I'd disagree, and so would the encyclopedia:
The term “morality” can be used either
1. descriptively to refer to some codes of conduct put forward by a society or,
some other group, such as a religion, or
accepted by an individual for her own behavior or
2. normatively to refer to a code of conduct that, given specified conditions, would be put forward by all rational persons.
http://plato.stanford.edu/entries/morality-definition/
(June 12, 2012 at 6:41 pm)Chuck Wrote: You can always caveat each arbitrary part of any morality such that it
would never explicit conflict with any other part. I suspect this pragmatic caveatinbg is necessary in any practical system of morality that could survive against competing systems of morality.
For example, a system of consistent morality that consistently forbids use of war to pursue desired goals will probably not last indefinitely against an otherwise comparable system that says "but war is permissible if it will get you want you want".

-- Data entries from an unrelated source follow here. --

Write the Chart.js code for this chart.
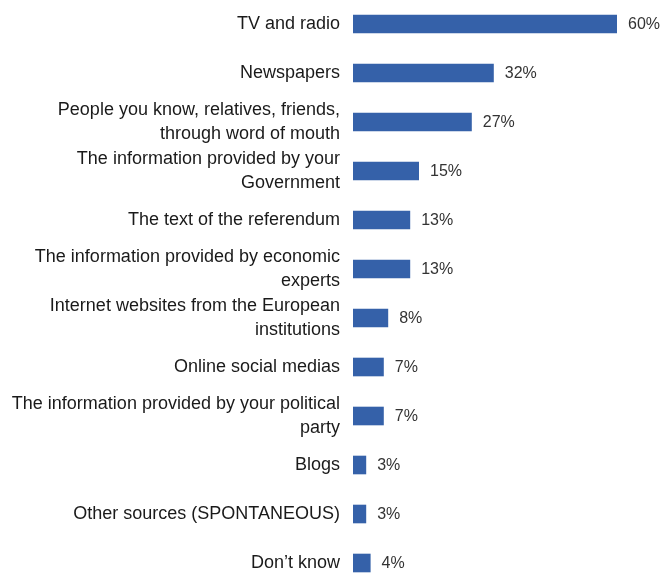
<!DOCTYPE html>
<html>
<head>
<meta charset="utf-8">
<script src="https://cdn.jsdelivr.net/npm/chart.js@4/dist/chart.umd.min.js"></script>
<style>
  html, body { margin: 0; padding: 0; background: #fff; overflow: hidden; }
  #wrap { width: 660px; height: 574px; }
</style>
</head>
<body>
<div id="wrap"><canvas id="chart"></canvas></div>
<script>
// categories (multi-line labels as arrays)
const categories = [
    'TV and radio',
    'Newspapers',
    ['People you know, relatives, friends,', 'through word of mouth'],
    ['The information provided by your', 'Government'],
    'The text of the referendum',
    ['The information provided by economic', 'experts'],
    ['Internet websites from the European', 'institutions'],
    'Online social medias',
    ['The information provided by your political', 'party'],
    'Blogs',
    'Other sources (SPONTANEOUS)',
    'Don\u2019t know'
];
const values = [60, 32, 27, 15, 13, 13, 8, 7, 7, 3, 3, 4];

const FONT = "'Liberation Sans Narrow', 'Arial Narrow', 'Liberation Sans', sans-serif";

// etykiety wartości po prawej stronie słupków
const valueLabels = {
    id: 'valueLabels',
    afterDatasetsDraw(chart) {
        const ctx = chart.ctx;
        const meta = chart.getDatasetMeta(0);
        ctx.save();
        ctx.font = '16px ' + FONT;
        ctx.fillStyle = '#333333';
        ctx.textAlign = 'left';
        ctx.textBaseline = 'middle';
        meta.data.forEach((bar, i) => {
            ctx.fillText(values[i] + '%', bar.x + 11, bar.y + 1);
        });
        ctx.restore();
    }
};

var ctx = document.getElementById('chart').getContext('2d');
var chart = new Chart(ctx, {
    type: 'bar',
    data: {
        labels: categories,
        datasets: [{
            data: values,
            backgroundColor: '#3561a9',
            borderWidth: 0,
            barPercentage: 0.38,
            categoryPercentage: 1,
            clip: false
        }]
    },
    options: {
        indexAxis: 'y',
        responsive: true,
        maintainAspectRatio: false,
        animation: false,
        layout: { padding: { top: 24, bottom: 11, left: 0, right: 43 } },
        scales: {
            x: {
                display: false,
                min: 0,
                max: 60
            },
            y: {
                offset: false,
                grid: { display: false, drawTicks: false, offset: false },
                border: { display: false },
                ticks: {
                    autoSkip: false,
                    padding: 13,
                    color: '#1a1a1a',
                    font: { family: FONT, size: 18, lineHeight: 1.3 }
                },
                afterFit(scale) {
                    scale.width = 353;
                    scale.paddingTop = 0;
                    scale.paddingBottom = 0;
                }
            }
        },
        plugins: {
            legend: { display: false },
            tooltip: { enabled: false }
        }
    },
    plugins: [valueLabels]
});
</script>
</body>
</html>
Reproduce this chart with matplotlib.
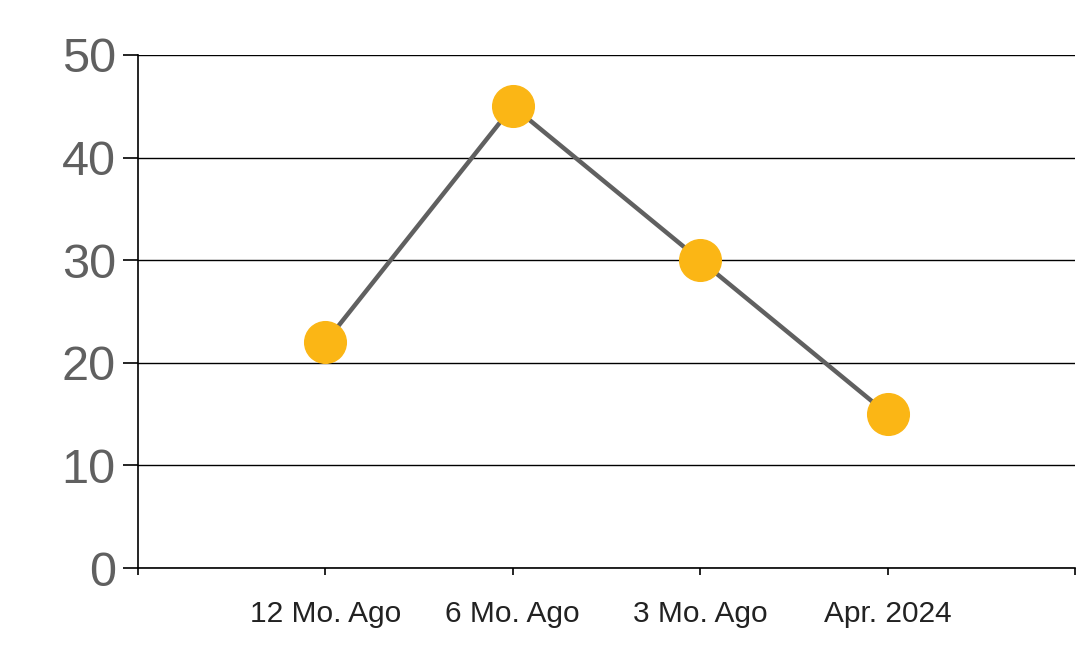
import matplotlib
matplotlib.use("Agg")
import matplotlib.pyplot as plt

# data
categories = ["12 Mo. Ago", "6 Mo. Ago", "3 Mo. Ago", "Apr. 2024"]
values = [22, 45, 30, 15]
y_ticks = [0, 10, 20, 30, 40, 50]

plt.rcParams["font.family"] = ["Liberation Sans", "DejaVu Sans"]

fig = plt.figure(figsize=(10.78, 6.63), dpi=100)
ax = fig.add_axes([138 / 1078, 1 - 568 / 663, (1075 - 138) / 1078, (568 - 55) / 663])

xs = list(range(1, len(categories) + 1))
ax.plot(xs, values, color="#606060", lw=3.2, zorder=3,
        marker="o", markersize=30, markerfacecolor="#FBB615",
        markeredgecolor="#FBB615", clip_on=False)

ax.set_xlim(0, len(categories) + 1)
ax.set_ylim(0, 50)
ax.set_yticks(y_ticks)
ax.set_yticklabels([str(v) for v in y_ticks], fontsize=35, color="#606060")
ax.set_xticks(range(0, len(categories) + 2))
ax.set_xticklabels([""] + categories + [""], fontsize=21.5, color="#222222")

ax.tick_params(axis="y", length=11, width=1.2, pad=5, color="black")
ax.tick_params(axis="x", length=5, width=1.2, pad=18, color="black")

ax.grid(axis="y", color="black", lw=1.0)
ax.set_axisbelow(True)
for sp in ("top", "right"):
    ax.spines[sp].set_visible(False)
ax.spines["left"].set_linewidth(1.2)
ax.spines["bottom"].set_linewidth(1.2)

fig.savefig("out.png", dpi=100)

In case of objective morality, any such caveats themselves would have to be reasoned and shown to be logical. You ignore the fact that these caveats too must be judged on their merits and hence cannot be arbitrarily chosen.
(June 12, 2012 at 6:41 pm)Chuck Wrote: Am I missing the part that specify what is meant by "objective"?
Are you? Do you not consider the stated precondition to be an objective fact?